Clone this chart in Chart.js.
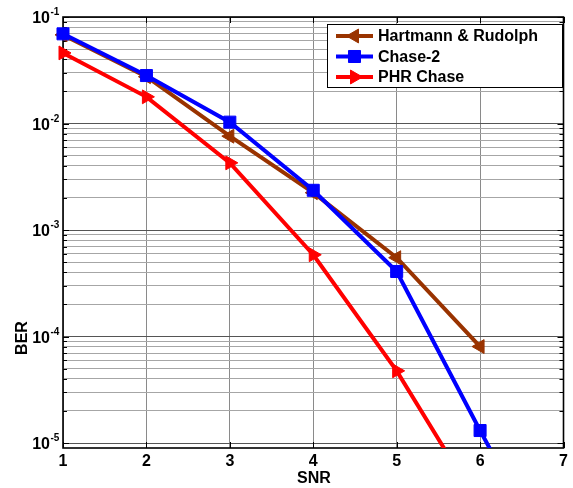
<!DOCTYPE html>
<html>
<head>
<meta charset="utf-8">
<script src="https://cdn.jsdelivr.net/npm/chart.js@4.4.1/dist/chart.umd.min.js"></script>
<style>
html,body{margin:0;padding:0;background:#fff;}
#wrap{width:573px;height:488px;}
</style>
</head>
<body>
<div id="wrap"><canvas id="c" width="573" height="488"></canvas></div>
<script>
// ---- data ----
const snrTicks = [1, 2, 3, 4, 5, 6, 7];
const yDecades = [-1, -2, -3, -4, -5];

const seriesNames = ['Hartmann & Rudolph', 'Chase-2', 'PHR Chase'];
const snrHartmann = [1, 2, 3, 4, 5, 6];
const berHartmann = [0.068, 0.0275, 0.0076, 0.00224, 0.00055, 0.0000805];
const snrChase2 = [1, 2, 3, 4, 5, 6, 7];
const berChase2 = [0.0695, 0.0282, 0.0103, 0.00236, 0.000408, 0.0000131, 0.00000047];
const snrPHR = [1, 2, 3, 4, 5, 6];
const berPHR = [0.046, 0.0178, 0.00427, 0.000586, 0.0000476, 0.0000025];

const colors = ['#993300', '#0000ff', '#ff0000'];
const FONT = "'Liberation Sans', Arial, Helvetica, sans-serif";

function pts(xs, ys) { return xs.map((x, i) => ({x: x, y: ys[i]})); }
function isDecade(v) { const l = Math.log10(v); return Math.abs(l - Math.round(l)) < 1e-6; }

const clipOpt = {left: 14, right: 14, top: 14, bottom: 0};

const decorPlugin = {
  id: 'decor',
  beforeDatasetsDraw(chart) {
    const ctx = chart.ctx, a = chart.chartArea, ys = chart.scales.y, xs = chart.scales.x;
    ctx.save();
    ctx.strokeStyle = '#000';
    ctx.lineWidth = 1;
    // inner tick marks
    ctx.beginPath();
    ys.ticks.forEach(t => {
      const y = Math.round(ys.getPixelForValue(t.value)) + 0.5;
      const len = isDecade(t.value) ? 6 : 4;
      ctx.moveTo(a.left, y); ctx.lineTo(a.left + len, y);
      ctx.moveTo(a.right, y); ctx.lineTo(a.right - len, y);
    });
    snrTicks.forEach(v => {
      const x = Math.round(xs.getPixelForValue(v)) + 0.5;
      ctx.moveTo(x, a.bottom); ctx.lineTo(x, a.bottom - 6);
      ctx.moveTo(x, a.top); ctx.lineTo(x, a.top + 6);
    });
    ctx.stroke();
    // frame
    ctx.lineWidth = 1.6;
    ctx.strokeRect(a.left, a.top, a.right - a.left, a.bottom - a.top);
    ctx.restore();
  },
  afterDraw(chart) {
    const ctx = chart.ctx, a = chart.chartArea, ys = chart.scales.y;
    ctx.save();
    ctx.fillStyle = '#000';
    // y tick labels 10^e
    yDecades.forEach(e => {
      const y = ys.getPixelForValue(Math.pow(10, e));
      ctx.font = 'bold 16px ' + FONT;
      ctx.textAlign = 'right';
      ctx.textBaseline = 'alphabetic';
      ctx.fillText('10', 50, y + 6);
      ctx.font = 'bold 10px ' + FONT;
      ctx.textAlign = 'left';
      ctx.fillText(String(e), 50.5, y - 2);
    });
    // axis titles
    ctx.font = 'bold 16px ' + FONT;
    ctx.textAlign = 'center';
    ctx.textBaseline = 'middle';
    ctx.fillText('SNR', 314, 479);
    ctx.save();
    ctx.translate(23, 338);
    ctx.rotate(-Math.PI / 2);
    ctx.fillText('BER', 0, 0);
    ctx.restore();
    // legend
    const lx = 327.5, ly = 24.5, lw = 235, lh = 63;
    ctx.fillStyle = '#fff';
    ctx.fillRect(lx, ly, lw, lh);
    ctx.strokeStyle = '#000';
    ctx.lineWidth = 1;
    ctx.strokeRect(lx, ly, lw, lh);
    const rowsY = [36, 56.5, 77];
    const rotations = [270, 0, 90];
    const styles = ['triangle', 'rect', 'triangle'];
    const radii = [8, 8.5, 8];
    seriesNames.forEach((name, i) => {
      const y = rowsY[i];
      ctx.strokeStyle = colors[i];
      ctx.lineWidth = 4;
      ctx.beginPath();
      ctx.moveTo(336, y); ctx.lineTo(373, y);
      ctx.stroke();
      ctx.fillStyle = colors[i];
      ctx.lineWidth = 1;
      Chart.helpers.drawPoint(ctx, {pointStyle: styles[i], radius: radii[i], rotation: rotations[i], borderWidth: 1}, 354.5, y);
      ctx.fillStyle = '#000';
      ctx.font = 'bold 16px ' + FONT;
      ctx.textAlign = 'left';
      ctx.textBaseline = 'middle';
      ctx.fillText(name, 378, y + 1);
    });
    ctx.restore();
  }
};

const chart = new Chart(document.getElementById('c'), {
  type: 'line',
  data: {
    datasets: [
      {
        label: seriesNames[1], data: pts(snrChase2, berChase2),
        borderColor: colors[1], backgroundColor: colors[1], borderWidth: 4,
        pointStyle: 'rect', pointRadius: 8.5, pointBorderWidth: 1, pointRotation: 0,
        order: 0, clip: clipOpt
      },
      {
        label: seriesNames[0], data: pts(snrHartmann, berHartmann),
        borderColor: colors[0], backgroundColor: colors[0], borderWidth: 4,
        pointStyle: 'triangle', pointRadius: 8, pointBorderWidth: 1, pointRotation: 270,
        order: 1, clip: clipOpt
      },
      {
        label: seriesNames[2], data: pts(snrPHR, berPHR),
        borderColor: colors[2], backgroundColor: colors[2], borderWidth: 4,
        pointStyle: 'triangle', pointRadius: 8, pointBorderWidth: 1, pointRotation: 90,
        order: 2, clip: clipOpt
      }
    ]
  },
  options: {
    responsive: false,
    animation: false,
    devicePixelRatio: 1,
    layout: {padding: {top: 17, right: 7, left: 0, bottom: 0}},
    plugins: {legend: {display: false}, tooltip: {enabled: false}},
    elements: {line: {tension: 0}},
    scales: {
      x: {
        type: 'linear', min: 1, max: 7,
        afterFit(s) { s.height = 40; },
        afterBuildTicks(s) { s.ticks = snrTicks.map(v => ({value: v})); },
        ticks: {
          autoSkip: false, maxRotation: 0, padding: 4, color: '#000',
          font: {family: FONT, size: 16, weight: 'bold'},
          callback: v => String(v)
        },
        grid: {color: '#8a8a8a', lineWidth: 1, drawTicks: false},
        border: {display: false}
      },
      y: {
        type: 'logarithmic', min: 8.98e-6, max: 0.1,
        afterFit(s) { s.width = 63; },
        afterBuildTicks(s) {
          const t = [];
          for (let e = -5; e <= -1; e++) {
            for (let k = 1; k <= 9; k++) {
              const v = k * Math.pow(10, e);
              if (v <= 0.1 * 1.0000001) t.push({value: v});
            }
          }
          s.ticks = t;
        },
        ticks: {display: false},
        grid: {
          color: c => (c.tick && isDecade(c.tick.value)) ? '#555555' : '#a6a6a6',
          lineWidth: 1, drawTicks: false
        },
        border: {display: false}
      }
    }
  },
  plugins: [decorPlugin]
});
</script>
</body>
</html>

== == ==

GIVEN REQUEST:
Every line from the start of the listing above through the line with "0.000586, 0.0000476, 0.0000025];" should be repeated exactly; skip the pictures and add nothing else.

PROBLEM SOLUTION:
Clone this chart in Chart.js.
<!DOCTYPE html>
<html>
<head>
<meta charset="utf-8">
<script src="https://cdn.jsdelivr.net/npm/chart.js@4.4.1/dist/chart.umd.min.js"></script>
<style>
html,body{margin:0;padding:0;background:#fff;}
#wrap{width:573px;height:488px;}
</style>
</head>
<body>
<div id="wrap"><canvas id="c" width="573" height="488"></canvas></div>
<script>
// ---- data ----
const snrTicks = [1, 2, 3, 4, 5, 6, 7];
const yDecades = [-1, -2, -3, -4, -5];

const seriesNames = ['Hartmann & Rudolph', 'Chase-2', 'PHR Chase'];
const snrHartmann = [1, 2, 3, 4, 5, 6];
const berHartmann = [0.068, 0.0275, 0.0076, 0.00224, 0.00055, 0.0000805];
const snrChase2 = [1, 2, 3, 4, 5, 6, 7];
const berChase2 = [0.0695, 0.0282, 0.0103, 0.00236, 0.000408, 0.0000131, 0.00000047];
const snrPHR = [1, 2, 3, 4, 5, 6];
const berPHR = [0.046, 0.0178, 0.00427, 0.000586, 0.0000476, 0.0000025];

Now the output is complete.